Mackie and Trellis also argued in No. 23-1211 that the district court lacked authority to enter the judgment enforcement order under CRCP 69(g). Fed. R. Civ. Proc. 69 directs federal courts to follow state procedures when enforcing a federal money judgment, unless federal law applies, and a district court’s Rule 69 order is “valid if authorized by” the relevant state law. CRS § 7-80-703 allows a court to charge the membership interest of an LLC member or to foreclose on such member’s interest, and CRCP 69(g) subjects all property of the judgment debtor, not specifically exempt, to the payment of their debts. The Tenth Circuit concluded that the Colorado Supreme Court would hold that a § 7-80-703 charging order is not an exclusive remedy for an LLC judgment creditor member seeking to enforce a judgment against a judgment debtor’s interest in the LLC, and Mackie and Trellis have sufficient control over Trellis’s Culta equity for the district court to direct the sale of that asset under CRCP 69(g). Therefore, the district court did not abuse its discretion in granting the CRCP 69(g) judgment enforcement order in lieu of a charging order.
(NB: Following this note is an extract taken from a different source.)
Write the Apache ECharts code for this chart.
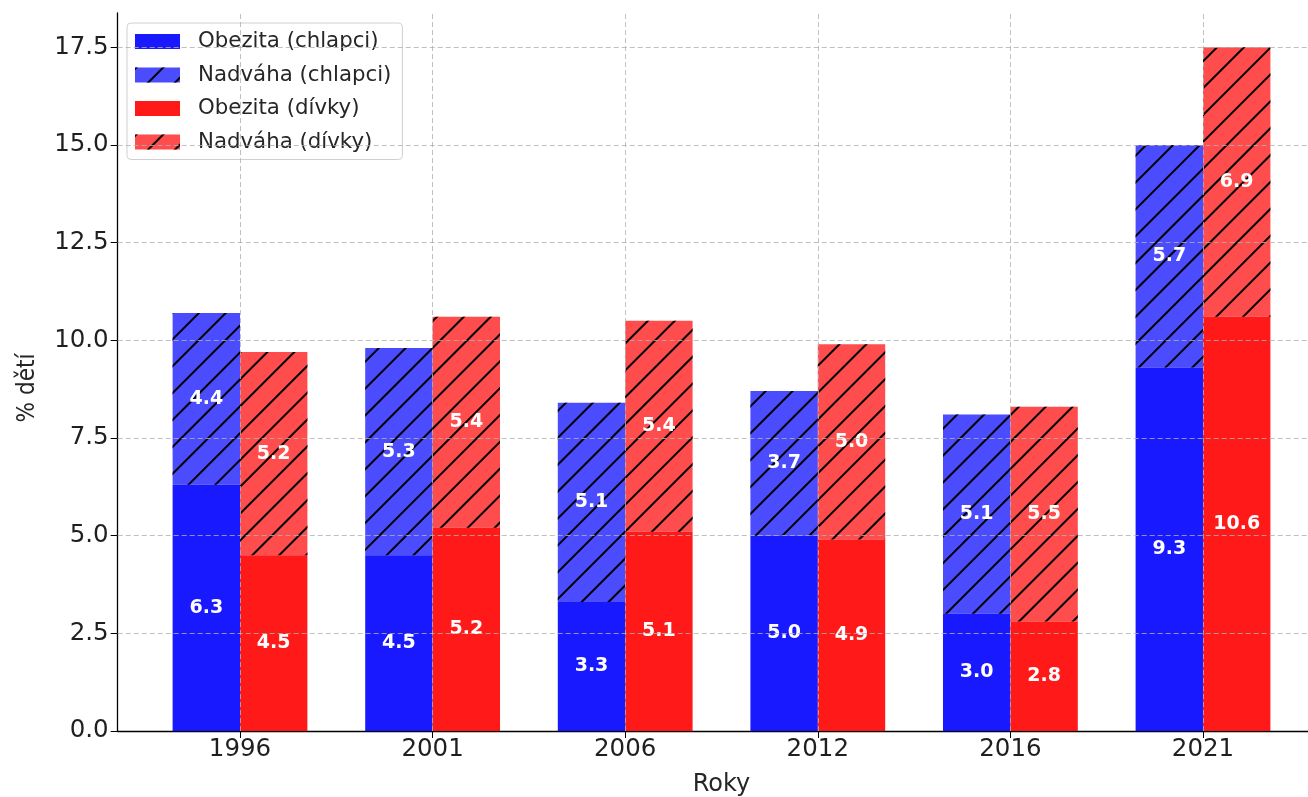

However, the court’s CRCP 69(g) order to sell equity in a marijuana business was injunctive relief, which is subject to equitable considerations, including public policy. Here, the order raises public policy concerns about violation of federal drug law because while the judgment enforcement order does not specifically order Mackie and Trellis to engage in marijuana activities that would violate the CSA, compliance with the order may effectively require them to do so. Therefore, the judgment enforcement order would be invalid if it requires Mackie and Trellis to violate public policy. And the record is not sufficiently developed to determine whether compliance with the order would require violation of the CSA.
The order in appeal No. 24-1049 was affirmed. The order in appeal No. 23-1211 was vacated and the case was remanded for further proceedings.